A constitutional monarchy is a form of government established under a constitutional system which acknowledges a hereditary or elected monarch as head of state. Modern constitutional monarchies usually implement the concept of trias politica, and have the monarch as the head of the executive branch. Where a monarch holds absolute power, it is known as an absolute monarchy.
Today, constitutional monarchy is almost always combined with representative democracy, and represents theories of sovereignty which place sovereignty in the hands of the people, and those that see a role for tradition in the theory of government.
Though the king or queen may be regarded as the head of state, it is the Prime Minister, whose power derives directly or indirectly from elections, who actually governs the country.

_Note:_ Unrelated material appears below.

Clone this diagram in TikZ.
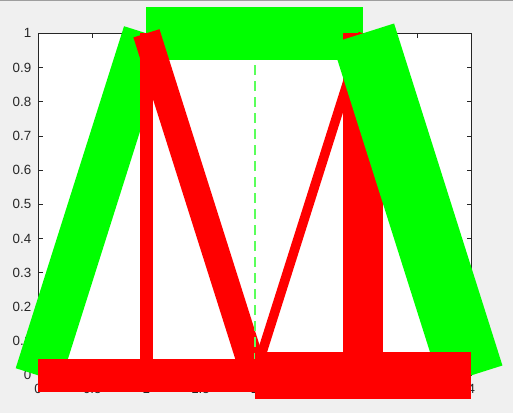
\documentclass[tikz,border=0pt]{standalone}
\usepackage{fontspec}
\setmainfont{Liberation Sans}
\usepackage{xcolor}
\definecolor{figbg}{HTML}{F0F0F0}
\definecolor{axgray}{HTML}{262626}
\definecolor{edgegreen}{RGB}{0,255,0}
\definecolor{edgered}{RGB}{255,0,0}
\definecolor{guidegreen}{RGB}{90,255,90}

\begin{document}
\begin{tikzpicture}[x=81.25pt,y=256.5pt]
\tikzstyle{every node}=[inner sep=0pt,text=axgray,font=\fontsize{10}{12}\selectfont]
\tikzstyle{green edge}=[draw=edgegreen]
\tikzstyle{red edge}=[draw=edgered]
\tikzstyle{axis line}=[draw=axgray,line width=0.6pt]
\useasboundingbox[fill=figbg] (-0.3517,-0.1102) rectangle (4.3837,1.0974);
\draw[black!38,line width=1pt] ([yshift=-0.5pt]-0.3517,1.0974) -- ([yshift=-0.5pt]4.3837,1.0974);
\coordinate (v0) at (0,0);
\coordinate (v1) at (1,1);
\coordinate (t2) at (2,0.907);
\coordinate (v2) at (3,1);
\coordinate (v3) at (4,0);
\coordinate (b1) at (1,0);
\coordinate (b2) at (2,0);
\coordinate (b3) at (3,0);
\coordinate (corner) at (4,1);
\fill[white] (v0) rectangle (corner);
\foreach \t in {0.5,1,1.5,2,2.5,3,3.5}
  \draw[axis line] (\t,0) -- ++(0pt,3.4pt) (\t,1) -- ++(0pt,-3.4pt);
\foreach \t in {0.1,0.2,0.3,0.4,0.5,0.6,0.7,0.8,0.9}
  \draw[axis line] (0,\t) -- ++(3.4pt,0pt) (4,\t) -- ++(-3.4pt,0pt);
\draw[axis line] (v0) rectangle (corner);
\foreach \t [count=\i from 0] in {0,0.1,0.2,0.3,0.4,0.5,0.6,0.7,0.8,0.9,1}
  \node[anchor=east] (yl\i) at ([xshift=-5pt]0,\t) {\t};
\foreach \t [count=\i from 0] in {0,0.5,1,1.5,2,2.5,3,3.5,4}
  \node[anchor=base] (xl\i) at ([yshift=-14pt]\t,0) {\t};
\draw[green edge,line width=35.25pt] (v0) -- (v1);
\draw[green edge,line width=39.45pt] (v1) -- (v2);
\draw[red edge,line width=9.5pt] (b1) -- (v1);
\draw[red edge,line width=20.5pt] (v1) -- (b2);
\draw[red edge,line width=7.1pt] (b2) -- (v2);
\draw[red edge,line width=30pt] (b3) -- (v2);
\draw[green edge,line width=48.75pt] (v2) -- (v3);
\draw[guidegreen,line width=1.5pt,dash pattern=on 7.5pt off 4.5pt] (t2) -- (b2);
\draw[red edge,line width=24.75pt] (v0) -- (b2);
\draw[red edge,line width=35pt] (b2) -- (v3);
\end{tikzpicture}
\end{document}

Although current constitutional monarchies are mostly representative democracies, this has not always historically been the case. There have been monarchies which have coexisted with constitutions which were fascist (or quasi-fascist), as was the case in Italy, Japan and Spain, or those in which the government is run as a military dictatorship, as was the case in Thailand.
Some constitutional monarchies are hereditary; others, such as that of Malaysia are elective monarchies.
Present constitutional monarchies
Some constitutional monarchies are:
Antigua and Barbuda (Queen Elizabeth II)
Australia (Queen Elizabeth II)
The Bahamas (Queen Elizabeth II)
Barbados (Queen Elizabeth II)
Belgium (King Albert II)
Belize (Queen Elizabeth II)
Bhutan (King Jigme Singye Wangchuk)
Cambodia (King Norodom Sihamoni)
Canada (Queen Elizabeth II)
Denmark (Queen Margrethe II)
Grenada (Queen Elizabeth II)
Jamaica (Queen Elizabeth II)
Japan (Emperor Akihito)
Liechtenstein (Prince Hans-Adam II)
Luxembourg (Grand Duke Henri)
Malaysia (Yang di-Pertuan Agong Tuanku Syed Sirajuddin)
Monaco (Prince Albert)
The Netherlands (Queen Beatrix)
New Zealand (Queen Elizabeth II)
Norway (King Harald V)
Nepal (King Gyanendra Shaha)
Papua New Guinea (Queen Elizabeth II)
Saint Kitts and Nevis (Queen Elizabeth II)
Saint Lucia (Queen Elizabeth II)
Saint Vincent and the Grenadines (Queen Elizabeth II)
The Solomon Islands (Queen Elizabeth II)
Spain (King Juan Carlos)
Sweden (King Carl XVI Gustaf)
Thailand (King Bhumibol Adulyadej)
Tuvalu (Queen Elizabeth II)
The United Kingdom (Queen Elizabeth II)
A constitutional monarchy is a form of government in which a king or queen rules with LIMITS to their power along with a governing body (i.e. Parliament). A constitutional monarchy was able to form in England because there was a lack of strong leadership. Abuse of power by the king caused the English to question the “divine right” of the king. Also strong nobles and members of Parliament started to oppose the king’s authority. Parliament subsequently took several steps to limit the power of the king. First, they forced Charles I to sign the Petition of Right that says the king must go through Parliament to enact new laws, taxes, etc. After signing the Petition of Right, Charles I immediately ignored it. This caused much anger from Parliament, so they had him beheaded for treason during the ensuing Civil War. This sent a message to future monarchs of England that they did not have absolute power. During Charles II reign Parliament passed the Habeas Corpus. The Habeas Corpus said that any prisoner taken by the king would be given a trial. This prevented the king from simply removing his enemies by sending them to jail.
When James II took the throne many people did not appreciate it when he flaunted his Catholicism. Therefore Parliament flexed its muscles once again by asking William of Orange to overthrow the king. William and his wife Mary came from the Netherlands and overthrew James II without bloodshed. This was called the “Glorious Revolution”. Once William and Mary had gained control of the throne, they completely supported the constitutional monarchy. Together they signed the Bill of Rights, which severely limited the power of the king, and gave more freedom to his subjects.
One supporter of constitutional monarchy was John Locke. He wrote in his “Treatises on Government” that a direct democracy is the best form of government. He wrote that people are able to improve and rule themselves, and that people have three main rights. These rights are life, liberty, and property, and it is the government’s job to protect these rights. He also wrote that if the government is unjust the people have the right to overthrow it.
A Constitutional monarchy is most often the best form of government because the added security from taking the power out of one man’s hands is worth the delay in any lawmaking processes. These governments have left lasting affects. Absolutism has drained national treasuries and started religious hostilities, and the Constitutional monarchy of England laid the groundwork for the current government of the United States of America.